When my teenage daughter came home after a slumber party in late November and declared she’d like to move to the lower level of our house, I celebrated. . .then I realized all the work that would need to be done before that opportunity would be available. Since the Christmas holidays, I’ve spent most free, waking moments working on this project, and while we are getting closer, the end will not come soon enough for me.
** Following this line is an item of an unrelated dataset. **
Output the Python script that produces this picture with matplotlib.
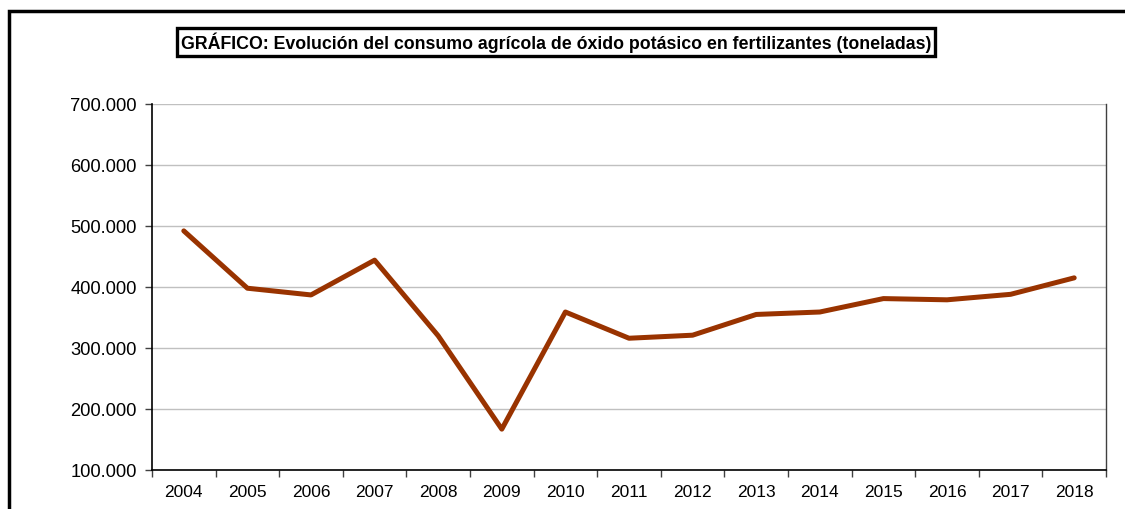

As I creaked out of bed this morning, I remembered how this time last year, I was doing the same thing to our kitchen, and this post came to mind. After re-reading it, I decided it was just as helpful second time around, especially as New Year resolutions begin to wane. ~cameron
Yesterday, I began the process of deconstructing my kitchen. Having a refrigerator die the week before Christmas will do that to a homesteader. It’s not just enough to move the old one out and pop a new one in–I figure I should take advantage of this opportunity to make a few changes in one of my favorite rooms in our home.
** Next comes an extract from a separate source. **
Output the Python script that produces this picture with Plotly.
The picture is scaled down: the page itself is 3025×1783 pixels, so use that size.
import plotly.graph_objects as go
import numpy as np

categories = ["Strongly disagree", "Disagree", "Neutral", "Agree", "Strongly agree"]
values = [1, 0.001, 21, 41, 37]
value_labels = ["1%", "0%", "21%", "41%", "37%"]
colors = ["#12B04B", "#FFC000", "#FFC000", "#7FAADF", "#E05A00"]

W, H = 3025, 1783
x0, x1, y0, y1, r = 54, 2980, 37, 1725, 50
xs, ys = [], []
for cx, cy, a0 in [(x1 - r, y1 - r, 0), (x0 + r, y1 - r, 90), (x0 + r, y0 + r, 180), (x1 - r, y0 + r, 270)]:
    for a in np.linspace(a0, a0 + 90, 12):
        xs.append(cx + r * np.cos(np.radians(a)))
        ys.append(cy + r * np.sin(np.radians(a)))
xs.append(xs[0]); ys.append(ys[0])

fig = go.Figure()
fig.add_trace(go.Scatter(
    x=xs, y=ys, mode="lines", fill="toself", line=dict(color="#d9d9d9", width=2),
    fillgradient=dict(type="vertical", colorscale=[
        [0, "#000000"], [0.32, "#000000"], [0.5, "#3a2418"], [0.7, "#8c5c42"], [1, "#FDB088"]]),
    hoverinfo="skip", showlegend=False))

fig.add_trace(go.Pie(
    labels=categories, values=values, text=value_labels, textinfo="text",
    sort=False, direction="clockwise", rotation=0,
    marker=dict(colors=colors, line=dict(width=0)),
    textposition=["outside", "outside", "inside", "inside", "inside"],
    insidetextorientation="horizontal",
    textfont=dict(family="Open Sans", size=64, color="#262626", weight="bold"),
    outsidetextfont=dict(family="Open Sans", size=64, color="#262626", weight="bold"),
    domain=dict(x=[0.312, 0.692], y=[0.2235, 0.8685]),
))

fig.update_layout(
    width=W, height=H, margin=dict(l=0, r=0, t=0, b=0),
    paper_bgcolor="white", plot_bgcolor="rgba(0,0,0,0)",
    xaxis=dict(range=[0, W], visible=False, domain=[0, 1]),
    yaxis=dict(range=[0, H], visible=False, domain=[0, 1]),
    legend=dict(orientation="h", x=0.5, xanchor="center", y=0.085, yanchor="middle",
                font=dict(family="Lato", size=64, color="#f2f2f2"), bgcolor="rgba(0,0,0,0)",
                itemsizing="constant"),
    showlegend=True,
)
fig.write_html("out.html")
What you need to know about my kitchen is that she is small. While I get frustrated some evenings by the pots and pans that spill out of cabinets or the lack of countertop surface needed for bigger cooking projects, I do value and honor Kitchen, probably more for who she is than what she looks like.
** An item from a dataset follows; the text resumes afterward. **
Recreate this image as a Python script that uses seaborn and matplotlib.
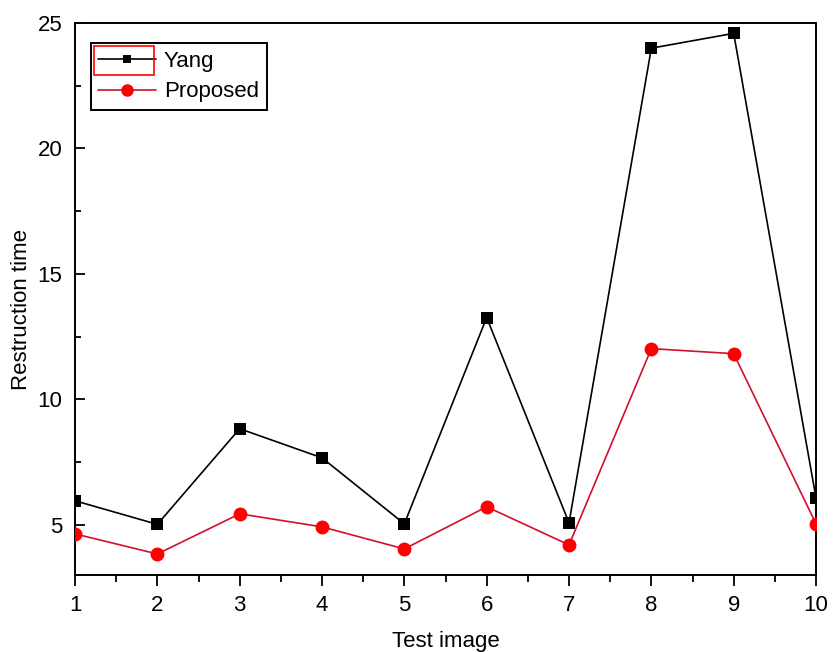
import numpy as np
import pandas as pd
import matplotlib
matplotlib.use("Agg")
import matplotlib.pyplot as plt
from matplotlib.lines import Line2D
from matplotlib.patches import Rectangle
from matplotlib.ticker import MultipleLocator
import seaborn as sns

# ---------------------------------------------------
# Data
# ---------------------------------------------------

test_image = [1, 2, 3, 4, 5, 6, 7, 8, 9, 10]

yang_time = [5.96, 5.02, 8.83, 7.67, 5.04, 13.26, 5.08, 23.99, 24.58, 6.07]

proposed_time = [4.64, 3.84, 5.44, 4.92, 4.04, 5.72, 4.20, 12.02, 11.82, 5.04]

x_ticks = [1, 2, 3, 4, 5, 6, 7, 8, 9, 10]
y_ticks = [5, 10, 15, 20, 25]

red_line = "#d0102c"

# ---------------------------------------------------
# Style
# ---------------------------------------------------

sns.set_style("ticks")
plt.rcParams["font.family"] = ["Liberation Sans", "DejaVu Sans"]
plt.rcParams["text.color"] = "black"
plt.rcParams["axes.labelcolor"] = "black"
plt.rcParams["xtick.color"] = "black"
plt.rcParams["ytick.color"] = "black"

fig = plt.figure(figsize=(8.39, 6.52), dpi=100)
ax = fig.add_axes([0.0894, 0.118, 0.8832, 0.847])

df = pd.DataFrame({
    "Test image": test_image,
    "Yang": yang_time,
    "Proposed": proposed_time,
})

sns.lineplot(
    data=df, x="Test image", y="Yang", ax=ax,
    color="black", linewidth=1.2,
    marker="s", markersize=9, markeredgewidth=0,
    markerfacecolor="black", zorder=3
)

sns.lineplot(
    data=df, x="Test image", y="Proposed", ax=ax,
    color=red_line, linewidth=1.2,
    marker="o", markersize=10, markeredgewidth=0,
    markerfacecolor="red", zorder=3
)

# ---------------------------------------------------
# Axes
# ---------------------------------------------------

ax.set_xlim(1, 10)
ax.set_ylim(3, 25)

ax.set_xticks(x_ticks)
ax.set_yticks(y_ticks)
ax.xaxis.set_minor_locator(MultipleLocator(0.5))
ax.yaxis.set_minor_locator(MultipleLocator(2.5))

ax.tick_params(axis="x", which="major", direction="out", length=8, width=1.3,
               labelsize=16, pad=6, top=False)
ax.tick_params(axis="x", which="minor", direction="out", length=5, width=1.3, top=False)
ax.tick_params(axis="y", which="major", direction="in", length=7, width=1.3,
               labelsize=16, pad=9, right=False)
ax.tick_params(axis="y", which="minor", direction="in", length=4, width=1.3, right=False)

for side in ["left", "right", "top", "bottom"]:
    ax.spines[side].set_visible(True)
    ax.spines[side].set_linewidth(1.4)
    ax.spines[side].set_color("black")

ax.set_xlabel("Test image", fontsize=16, labelpad=11)
ax.set_ylabel("Restruction time", fontsize=16)
ax.yaxis.set_label_coords(-0.058, 0.48)

# ---------------------------------------------------
# Legend
# ---------------------------------------------------

handles = [
    Line2D([], [], color="black", linewidth=1.2, marker="s",
           markersize=6, markeredgewidth=0, markerfacecolor="black"),
    Line2D([], [], color=red_line, linewidth=1.2, marker="o",
           markersize=9, markeredgewidth=0, markerfacecolor="red"),
]

leg = ax.legend(
    handles, ["Yang", "Proposed"],
    loc="upper left", bbox_to_anchor=(0.021, 0.963),
    fontsize=16, frameon=True, fancybox=False, framealpha=1,
    handlelength=2.6, handletextpad=0.35,
    labelspacing=0.42, borderpad=0.35, borderaxespad=0
)
leg.get_frame().set_edgecolor("black")
leg.get_frame().set_linewidth(1.4)

# selection box around the first legend handle
ax.add_patch(Rectangle(
    (0.026, 0.906), 0.081, 0.052,
    transform=ax.transAxes, fill=False,
    edgecolor="red", linewidth=1.2, zorder=10
))

plt.savefig("out.png", dpi=100)
plt.close()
While she and I agreed that this is no time for an extreme room makeover, we have decided that some cosmetic changes are in order. And so, yesterday I began the process of removing the old refrigerator and taking down cabinetry. The room that I had meticulously cleaned and organized just the day before was suddenly thrown into chaos. Bless her heart!
I looked around. Argh! What was I thinking? I took a moment to gather myself and perused over my Facebook page. There they were, status after status update filled with New Year’s resolutions, and all of them embodying some form of change or renewal.
I turned and looked at Kitchen’s bare wall, and then it hit me. The key to reconstruction is deconstruction. We have to be willing to deal with the old before we can make something new.
New Year’s resolutions motivate us because we like the thought of changing our lives and becoming better people. Yet, if we ignore the prep work it takes before our “makeover,” then we’ve undermined the whole renovation. Old habits creep back in. Our resolve crumbles.
As I sit here this morning looking at the bare wall awaiting spackle, sandpaper, paint, and shelving, I know I’ve got my work cut out for me before Friday. But by golly, Kitchen will be so excited to have a new ‘do, and I can sit back and start deconstructing the next task at hand.